Natalia glanced again at Rabbit and Hammer. They all looked at Zeeka and nodded.

Twenty-Two

17 JANUARY 1945

GENERAL ANDREI KOVALENKO ordered his driver to halt at the midway point of the pontoon bridge over the frozen Vistula River. In the freezing cold he stepped out of the GAZ-11, braced against the wind and stared at the snowbound ruins of Warsaw. By now he was beyond the frustration that had gripped him for more than four months while his army was ordered to sit by idly. He was beyond trying to rationalize any tactical reason for the Red Army’s inaction when his vastly superior forces could have swept in at any time and crushed the Nazi bastards.

From his command post on the east bank of the Vistula last August, he had watched the destruction of the City Center and Old Town.

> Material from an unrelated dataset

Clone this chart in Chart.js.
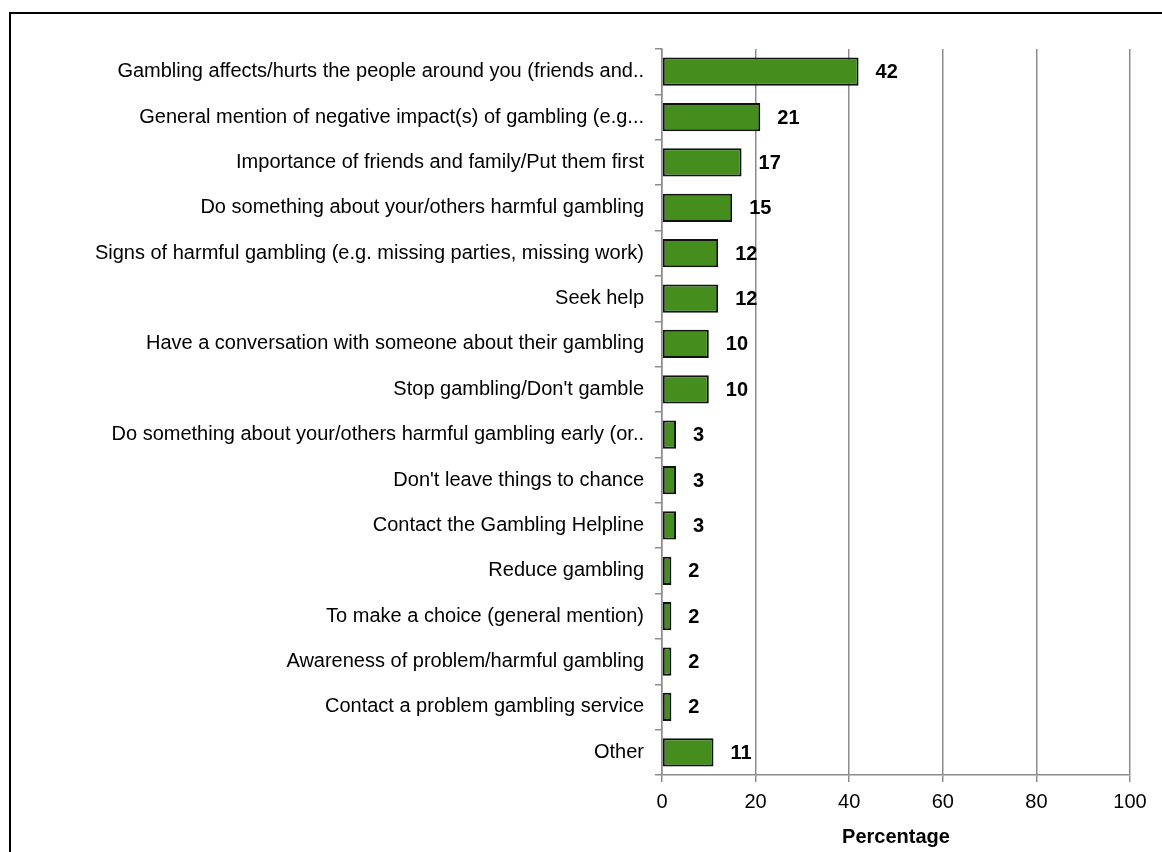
<!DOCTYPE html>
<html>
<head>
<meta charset="utf-8">
<script src="https://cdn.jsdelivr.net/npm/chart.js@4/dist/chart.umd.min.js"></script>
<style>
  html, body { margin: 0; padding: 0; background: #fff; }
  #wrap { position: relative; width: 1162px; height: 852px; overflow: hidden; }
  #frame {
    position: absolute; left: 9px; top: 12px; right: -4px; bottom: -4px;
    border-left: 2px solid #000; border-top: 2px solid #000;
  }
  #chart { position: absolute; left: 0; top: 0; }
</style>
</head>
<body>
<div id="wrap">
  <div id="frame"></div>
  <canvas id="chart" width="1162" height="852"></canvas>
</div>
<script>
// ===== 数据 =====
const CATEGORIES = [
  'Gambling affects/hurts the people around you (friends and..',
  'General mention of negative impact(s) of gambling (e.g...',
  'Importance of friends and family/Put them first',
  'Do something about your/others harmful gambling',
  'Signs of harmful gambling (e.g. missing parties, missing work)',
  'Seek help',
  'Have a conversation with someone about their gambling',
  'Stop gambling/Don\'t gamble',
  'Do something about your/others harmful gambling early (or..',
  'Don\'t leave things to chance',
  'Contact the Gambling Helpline',
  'Reduce gambling',
  'To make a choice (general mention)',
  'Awareness of problem/harmful gambling',
  'Contact a problem gambling service',
  'Other'
];
const PERCENTAGES = [42, 21, 17, 15, 12, 12, 10, 10, 3, 3, 3, 2, 2, 2, 2, 11];
const X_MIN = 0;
const X_MAX = 100;
const X_STEP = 20;
const X_TITLE = 'Percentage';

// ===== 样式常量 =====
const BAR_COLOR = '#458e1e';
const BAR_BORDER = '#111';
const AXIS_GRAY = '#8c8c8c';
const FONT = "'Liberation Sans', Arial, sans-serif";
const FONT_SIZE = 20;

Chart.defaults.font.family = FONT;
Chart.defaults.font.size = FONT_SIZE;
Chart.defaults.color = '#000';

// 柱子右侧的数值标签
const valueLabels = {
  id: 'valueLabels',
  afterDatasetsDraw(chart) {
    const ctx = chart.ctx;
    const meta = chart.getDatasetMeta(0);
    ctx.save();
    ctx.font = 'bold ' + FONT_SIZE + 'px ' + FONT;
    ctx.fillStyle = '#000';
    ctx.textAlign = 'left';
    ctx.textBaseline = 'middle';
    meta.data.forEach((bar, i) => {
      ctx.fillText(String(PERCENTAGES[i]), bar.x + 17, bar.y + 1);
    });
    ctx.restore();
  }
};

new Chart(document.getElementById('chart'), {
  type: 'bar',
  data: {
    labels: CATEGORIES,
    datasets: [{
      data: PERCENTAGES,
      backgroundColor: BAR_COLOR,
      borderColor: BAR_BORDER,
      borderWidth: 2,
      borderSkipped: false,
      barPercentage: 0.62,
      categoryPercentage: 1
    }]
  },
  options: {
    indexAxis: 'y',
    responsive: false,
    animation: false,
    layout: { padding: { left: 0, right: 32, top: 49, bottom: 3 } },
    plugins: {
      legend: { display: false },
      tooltip: { enabled: false }
    },
    scales: {
      x: {
        min: X_MIN,
        max: X_MAX,
        ticks: { stepSize: X_STEP, padding: 8, color: '#000' },
        grid: { color: AXIS_GRAY, lineWidth: 1.5, tickLength: 7, drawTicks: true },
        border: { display: true, color: AXIS_GRAY, width: 1.5 },
        title: {
          display: true,
          text: X_TITLE,
          font: { weight: 'bold' },
          padding: { top: 11, bottom: 0 }
        },
        afterFit: (scale) => { scale.height = 74; }
      },
      y: {
        ticks: { padding: 11, color: '#000', autoSkip: false },
        grid: { drawOnChartArea: false, color: AXIS_GRAY, lineWidth: 1.5, tickLength: 7, offset: true },
        border: { display: true, color: AXIS_GRAY, width: 1.5 },
        afterFit: (scale) => { scale.width = 662; }
      }
    }
  },
  plugins: [valueLabels]
});
</script>
</body>
</html>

He knew about the escape through the sewers of several thousand AK commandos. The poor bastards had continued their futile struggle through September, before the inevitable capitulation. And then the forced expulsion of the remaining citizens of Warsaw: more than four hundred thousand souls, who plodded out of their city under gunpoint to transit camps many kilometers away.

Then, for another three months, Kovalenko had watched the Nazis systematically destroy every remaining structure in Warsaw. While other Red Army units to the north and south overwhelmed the German Wehrmacht, pushing them westward across the plains of Poland, he continued to follow his orders, standing by while German tanks and flamethrowers laid waste to the city.

Kovalenko shivered in the cold, but he stood on the windswept bridge for another moment, gazing at the frozen rubble beyond the river. Then he got back in the car and ordered the driver to proceed into what was left of Warsaw.

By noon, a temporary command post was set up in the barely recognizable central square in Old Town. Nothing remained standing. The Royal Castle, home of Poland’s royalty for three hundred years had been leveled, together with St. John’s Cathedral, which had stood on the same site since the fourteenth century. The merchant houses and guild halls, the shops, cafés, art galleries and museums were reduced to piles of rubbish. The windblown, snow-covered streets were deserted and, save for a few stray dogs struggling through the snowdrifts, not a single sign of life remained.

Russian tanks, fitted with plows, had pushed back enough of the rubble to erect a headquarters tent. Diesel-powered generators and heaters were set up and a communications center established to serve notice that the Red Army was now in control of what little was left of Warsaw.